— Begin Information given —

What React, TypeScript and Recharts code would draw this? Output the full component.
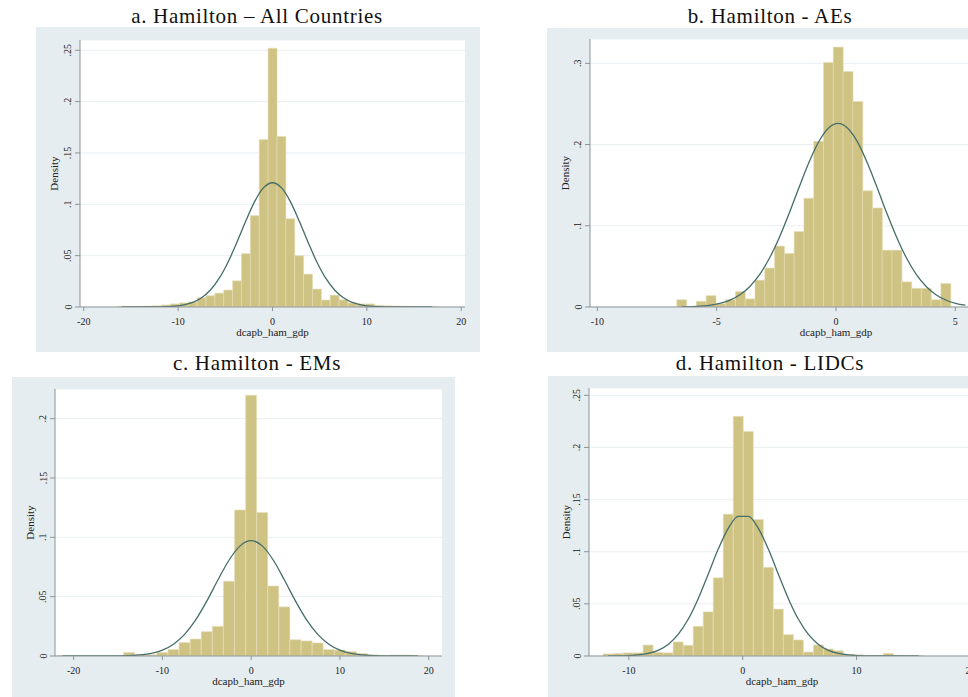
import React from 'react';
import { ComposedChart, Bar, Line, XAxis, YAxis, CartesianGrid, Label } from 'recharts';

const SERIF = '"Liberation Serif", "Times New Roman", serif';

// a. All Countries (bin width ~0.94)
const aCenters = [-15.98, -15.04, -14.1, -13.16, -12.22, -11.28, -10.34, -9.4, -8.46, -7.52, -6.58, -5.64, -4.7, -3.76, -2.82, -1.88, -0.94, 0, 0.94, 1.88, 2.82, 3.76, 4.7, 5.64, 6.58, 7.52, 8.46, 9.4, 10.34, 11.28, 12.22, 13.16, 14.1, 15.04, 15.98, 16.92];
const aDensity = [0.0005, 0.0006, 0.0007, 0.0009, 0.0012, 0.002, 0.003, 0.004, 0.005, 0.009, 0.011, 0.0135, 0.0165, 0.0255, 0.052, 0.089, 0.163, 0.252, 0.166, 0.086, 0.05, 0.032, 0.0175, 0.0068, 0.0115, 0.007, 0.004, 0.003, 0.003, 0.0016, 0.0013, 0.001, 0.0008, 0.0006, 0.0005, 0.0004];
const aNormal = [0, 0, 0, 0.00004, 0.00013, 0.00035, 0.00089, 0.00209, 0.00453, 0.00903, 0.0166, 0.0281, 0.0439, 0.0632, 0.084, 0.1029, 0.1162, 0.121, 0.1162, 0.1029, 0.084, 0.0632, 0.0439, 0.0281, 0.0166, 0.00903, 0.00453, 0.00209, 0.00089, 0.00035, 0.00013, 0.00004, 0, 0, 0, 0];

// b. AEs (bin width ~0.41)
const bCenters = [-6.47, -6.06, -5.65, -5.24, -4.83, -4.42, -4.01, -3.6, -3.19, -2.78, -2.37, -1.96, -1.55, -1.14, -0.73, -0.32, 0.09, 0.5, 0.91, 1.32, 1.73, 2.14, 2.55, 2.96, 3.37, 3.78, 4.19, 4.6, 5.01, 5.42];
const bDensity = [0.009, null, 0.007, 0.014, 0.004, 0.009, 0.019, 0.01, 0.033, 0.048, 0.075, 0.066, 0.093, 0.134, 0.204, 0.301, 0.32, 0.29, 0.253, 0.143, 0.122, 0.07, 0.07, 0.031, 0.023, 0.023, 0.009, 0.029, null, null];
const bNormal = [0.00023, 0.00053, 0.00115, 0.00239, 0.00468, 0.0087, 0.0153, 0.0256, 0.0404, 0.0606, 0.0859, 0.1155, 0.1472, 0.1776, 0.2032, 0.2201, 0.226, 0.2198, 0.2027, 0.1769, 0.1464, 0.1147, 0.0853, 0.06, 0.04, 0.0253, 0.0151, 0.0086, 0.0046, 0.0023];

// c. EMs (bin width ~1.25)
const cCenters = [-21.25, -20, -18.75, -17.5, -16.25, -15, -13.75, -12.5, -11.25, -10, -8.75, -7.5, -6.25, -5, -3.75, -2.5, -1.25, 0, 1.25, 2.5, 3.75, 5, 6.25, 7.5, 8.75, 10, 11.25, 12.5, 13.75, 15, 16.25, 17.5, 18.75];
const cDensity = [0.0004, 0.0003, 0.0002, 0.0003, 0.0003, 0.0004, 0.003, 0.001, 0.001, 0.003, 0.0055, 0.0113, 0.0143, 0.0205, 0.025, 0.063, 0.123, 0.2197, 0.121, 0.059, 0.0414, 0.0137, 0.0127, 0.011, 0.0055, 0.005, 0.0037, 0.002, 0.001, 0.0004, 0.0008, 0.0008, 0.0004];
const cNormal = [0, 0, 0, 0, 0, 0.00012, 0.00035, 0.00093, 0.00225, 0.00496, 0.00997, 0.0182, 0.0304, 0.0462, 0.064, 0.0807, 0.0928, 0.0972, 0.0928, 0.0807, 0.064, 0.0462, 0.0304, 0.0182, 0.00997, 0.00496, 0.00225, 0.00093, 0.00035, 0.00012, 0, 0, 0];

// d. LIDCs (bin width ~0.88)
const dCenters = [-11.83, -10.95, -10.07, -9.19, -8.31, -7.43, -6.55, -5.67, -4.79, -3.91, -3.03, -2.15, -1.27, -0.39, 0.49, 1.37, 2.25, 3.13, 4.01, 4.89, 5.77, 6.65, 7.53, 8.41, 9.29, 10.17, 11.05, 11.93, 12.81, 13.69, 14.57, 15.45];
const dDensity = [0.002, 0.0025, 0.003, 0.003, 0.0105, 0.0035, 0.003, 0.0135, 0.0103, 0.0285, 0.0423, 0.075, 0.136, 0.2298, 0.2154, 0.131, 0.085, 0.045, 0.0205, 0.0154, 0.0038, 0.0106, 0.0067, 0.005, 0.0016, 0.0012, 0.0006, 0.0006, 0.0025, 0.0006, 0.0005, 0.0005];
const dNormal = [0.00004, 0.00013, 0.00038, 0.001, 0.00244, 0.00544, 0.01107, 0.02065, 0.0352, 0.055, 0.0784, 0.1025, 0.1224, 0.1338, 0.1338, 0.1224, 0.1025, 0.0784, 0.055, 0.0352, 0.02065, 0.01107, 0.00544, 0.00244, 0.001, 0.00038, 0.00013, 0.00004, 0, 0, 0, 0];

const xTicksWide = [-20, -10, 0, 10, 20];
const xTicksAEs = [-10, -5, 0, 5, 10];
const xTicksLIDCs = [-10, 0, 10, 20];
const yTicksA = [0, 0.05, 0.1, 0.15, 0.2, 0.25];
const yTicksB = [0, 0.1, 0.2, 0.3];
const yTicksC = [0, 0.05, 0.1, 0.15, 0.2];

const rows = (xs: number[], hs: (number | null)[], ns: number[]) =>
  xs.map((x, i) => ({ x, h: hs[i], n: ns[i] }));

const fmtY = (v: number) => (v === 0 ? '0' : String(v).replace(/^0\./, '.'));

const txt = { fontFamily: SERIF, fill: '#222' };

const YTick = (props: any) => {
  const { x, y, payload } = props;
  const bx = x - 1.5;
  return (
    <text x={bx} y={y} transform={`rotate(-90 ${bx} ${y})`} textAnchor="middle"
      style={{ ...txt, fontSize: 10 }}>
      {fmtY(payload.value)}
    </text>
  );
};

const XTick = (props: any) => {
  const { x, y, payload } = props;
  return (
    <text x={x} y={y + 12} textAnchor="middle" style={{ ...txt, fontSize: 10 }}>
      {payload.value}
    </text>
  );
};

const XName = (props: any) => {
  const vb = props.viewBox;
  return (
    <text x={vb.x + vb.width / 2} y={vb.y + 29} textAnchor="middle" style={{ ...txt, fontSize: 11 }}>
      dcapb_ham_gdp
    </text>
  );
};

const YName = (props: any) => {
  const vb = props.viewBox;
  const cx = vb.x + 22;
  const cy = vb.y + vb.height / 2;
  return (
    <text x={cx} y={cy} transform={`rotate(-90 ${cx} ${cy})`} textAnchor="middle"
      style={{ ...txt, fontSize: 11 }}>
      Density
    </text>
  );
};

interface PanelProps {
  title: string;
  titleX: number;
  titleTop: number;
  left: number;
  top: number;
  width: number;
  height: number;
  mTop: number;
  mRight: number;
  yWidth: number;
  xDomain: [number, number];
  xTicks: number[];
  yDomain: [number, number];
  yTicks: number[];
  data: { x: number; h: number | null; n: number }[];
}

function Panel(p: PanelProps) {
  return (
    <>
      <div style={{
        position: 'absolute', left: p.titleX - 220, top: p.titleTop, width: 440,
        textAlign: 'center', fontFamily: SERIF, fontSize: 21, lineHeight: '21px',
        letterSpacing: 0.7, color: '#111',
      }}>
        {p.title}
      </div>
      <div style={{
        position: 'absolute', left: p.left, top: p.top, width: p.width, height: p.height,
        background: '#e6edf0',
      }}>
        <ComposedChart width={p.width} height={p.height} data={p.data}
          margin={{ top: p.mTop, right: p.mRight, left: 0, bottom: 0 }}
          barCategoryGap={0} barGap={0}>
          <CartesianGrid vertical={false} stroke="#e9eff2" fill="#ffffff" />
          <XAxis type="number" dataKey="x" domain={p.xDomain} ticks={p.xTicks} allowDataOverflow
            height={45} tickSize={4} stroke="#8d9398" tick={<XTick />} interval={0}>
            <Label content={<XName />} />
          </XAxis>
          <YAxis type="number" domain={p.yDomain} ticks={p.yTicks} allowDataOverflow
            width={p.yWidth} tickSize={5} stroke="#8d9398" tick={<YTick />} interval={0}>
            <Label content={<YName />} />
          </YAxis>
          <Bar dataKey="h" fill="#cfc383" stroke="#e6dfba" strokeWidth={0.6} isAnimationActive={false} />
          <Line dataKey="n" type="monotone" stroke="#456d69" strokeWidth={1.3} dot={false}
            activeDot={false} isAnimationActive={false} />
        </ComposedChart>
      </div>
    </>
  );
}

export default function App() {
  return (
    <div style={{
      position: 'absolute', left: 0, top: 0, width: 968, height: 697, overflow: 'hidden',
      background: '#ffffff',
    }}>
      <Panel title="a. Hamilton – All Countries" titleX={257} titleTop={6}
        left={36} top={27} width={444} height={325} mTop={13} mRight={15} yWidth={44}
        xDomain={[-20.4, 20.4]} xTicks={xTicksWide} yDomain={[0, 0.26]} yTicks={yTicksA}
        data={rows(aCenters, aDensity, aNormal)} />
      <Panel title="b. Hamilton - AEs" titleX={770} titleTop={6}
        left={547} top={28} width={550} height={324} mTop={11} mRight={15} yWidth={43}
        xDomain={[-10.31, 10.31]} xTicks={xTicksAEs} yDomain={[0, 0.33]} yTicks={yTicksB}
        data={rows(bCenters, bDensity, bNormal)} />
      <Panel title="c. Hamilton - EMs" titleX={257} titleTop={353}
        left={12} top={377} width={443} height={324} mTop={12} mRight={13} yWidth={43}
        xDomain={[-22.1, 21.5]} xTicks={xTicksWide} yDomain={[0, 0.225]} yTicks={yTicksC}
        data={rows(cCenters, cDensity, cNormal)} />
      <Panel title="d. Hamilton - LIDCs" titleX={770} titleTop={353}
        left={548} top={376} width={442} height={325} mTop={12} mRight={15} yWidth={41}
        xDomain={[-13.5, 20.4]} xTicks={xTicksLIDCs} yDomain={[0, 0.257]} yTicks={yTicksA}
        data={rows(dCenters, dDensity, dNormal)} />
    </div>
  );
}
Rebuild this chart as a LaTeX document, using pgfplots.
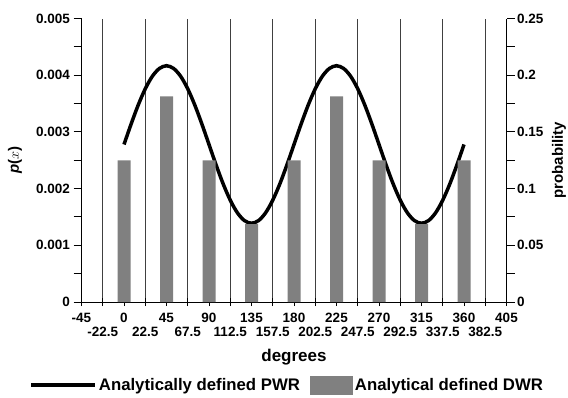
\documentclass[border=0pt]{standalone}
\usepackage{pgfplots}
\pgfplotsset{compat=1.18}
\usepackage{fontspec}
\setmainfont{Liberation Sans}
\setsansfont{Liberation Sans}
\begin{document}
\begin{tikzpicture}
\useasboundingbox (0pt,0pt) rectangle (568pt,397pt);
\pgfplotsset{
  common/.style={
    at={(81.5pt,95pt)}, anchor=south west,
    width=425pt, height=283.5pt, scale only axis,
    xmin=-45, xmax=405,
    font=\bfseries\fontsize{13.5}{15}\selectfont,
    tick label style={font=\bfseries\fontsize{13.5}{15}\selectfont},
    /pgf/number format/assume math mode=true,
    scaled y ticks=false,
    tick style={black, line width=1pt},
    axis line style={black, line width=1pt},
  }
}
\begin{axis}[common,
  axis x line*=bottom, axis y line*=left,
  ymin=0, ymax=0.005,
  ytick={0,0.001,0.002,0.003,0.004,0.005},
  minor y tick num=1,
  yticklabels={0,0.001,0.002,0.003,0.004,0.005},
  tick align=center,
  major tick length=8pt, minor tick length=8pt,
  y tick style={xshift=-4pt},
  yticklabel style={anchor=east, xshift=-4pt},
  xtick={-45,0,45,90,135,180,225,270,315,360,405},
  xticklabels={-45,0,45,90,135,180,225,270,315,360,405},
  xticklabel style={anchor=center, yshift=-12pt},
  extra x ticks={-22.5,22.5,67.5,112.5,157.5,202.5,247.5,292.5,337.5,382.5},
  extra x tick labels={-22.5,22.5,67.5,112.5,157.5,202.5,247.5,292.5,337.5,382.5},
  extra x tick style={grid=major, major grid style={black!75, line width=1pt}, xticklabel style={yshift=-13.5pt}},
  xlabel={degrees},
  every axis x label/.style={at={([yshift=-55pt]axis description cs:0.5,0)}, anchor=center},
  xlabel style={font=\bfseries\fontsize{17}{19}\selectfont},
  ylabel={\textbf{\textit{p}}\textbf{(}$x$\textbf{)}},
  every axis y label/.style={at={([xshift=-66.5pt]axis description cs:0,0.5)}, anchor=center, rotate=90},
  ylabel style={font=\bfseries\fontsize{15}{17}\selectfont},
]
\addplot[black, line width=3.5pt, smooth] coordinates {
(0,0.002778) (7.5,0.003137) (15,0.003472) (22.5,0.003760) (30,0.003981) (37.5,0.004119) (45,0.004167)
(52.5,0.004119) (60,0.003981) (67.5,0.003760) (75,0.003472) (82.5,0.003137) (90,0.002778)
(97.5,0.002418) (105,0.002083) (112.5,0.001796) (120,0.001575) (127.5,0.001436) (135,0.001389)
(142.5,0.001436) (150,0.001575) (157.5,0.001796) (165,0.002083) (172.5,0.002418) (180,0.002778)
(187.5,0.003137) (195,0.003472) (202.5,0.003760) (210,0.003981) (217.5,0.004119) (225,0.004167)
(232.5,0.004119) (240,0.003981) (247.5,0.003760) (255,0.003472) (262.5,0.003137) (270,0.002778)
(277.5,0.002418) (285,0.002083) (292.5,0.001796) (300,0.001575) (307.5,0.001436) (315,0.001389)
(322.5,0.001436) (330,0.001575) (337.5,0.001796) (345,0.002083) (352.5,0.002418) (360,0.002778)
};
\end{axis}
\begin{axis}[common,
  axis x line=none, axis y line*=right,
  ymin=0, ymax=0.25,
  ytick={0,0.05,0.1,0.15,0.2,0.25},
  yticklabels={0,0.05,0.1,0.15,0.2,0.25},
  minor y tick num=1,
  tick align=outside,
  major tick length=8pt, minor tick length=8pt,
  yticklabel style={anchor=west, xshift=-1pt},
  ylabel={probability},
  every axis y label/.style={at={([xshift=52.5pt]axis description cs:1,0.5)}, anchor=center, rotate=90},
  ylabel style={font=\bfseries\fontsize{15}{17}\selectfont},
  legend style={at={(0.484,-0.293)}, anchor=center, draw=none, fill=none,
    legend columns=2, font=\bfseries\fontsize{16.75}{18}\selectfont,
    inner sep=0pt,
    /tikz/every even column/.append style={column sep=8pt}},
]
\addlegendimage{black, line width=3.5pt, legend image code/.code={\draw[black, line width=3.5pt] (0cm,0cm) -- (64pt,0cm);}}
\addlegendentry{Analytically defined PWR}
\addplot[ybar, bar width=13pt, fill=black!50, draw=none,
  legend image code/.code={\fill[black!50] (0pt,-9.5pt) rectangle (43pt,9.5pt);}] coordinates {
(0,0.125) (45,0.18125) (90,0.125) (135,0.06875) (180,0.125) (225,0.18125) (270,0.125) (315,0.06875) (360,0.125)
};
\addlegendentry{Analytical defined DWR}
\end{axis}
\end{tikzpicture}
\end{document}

— End Information given —

What needs to be done. Work through the records line by line and tally those with the word "this". Report only the total.

Response below. 2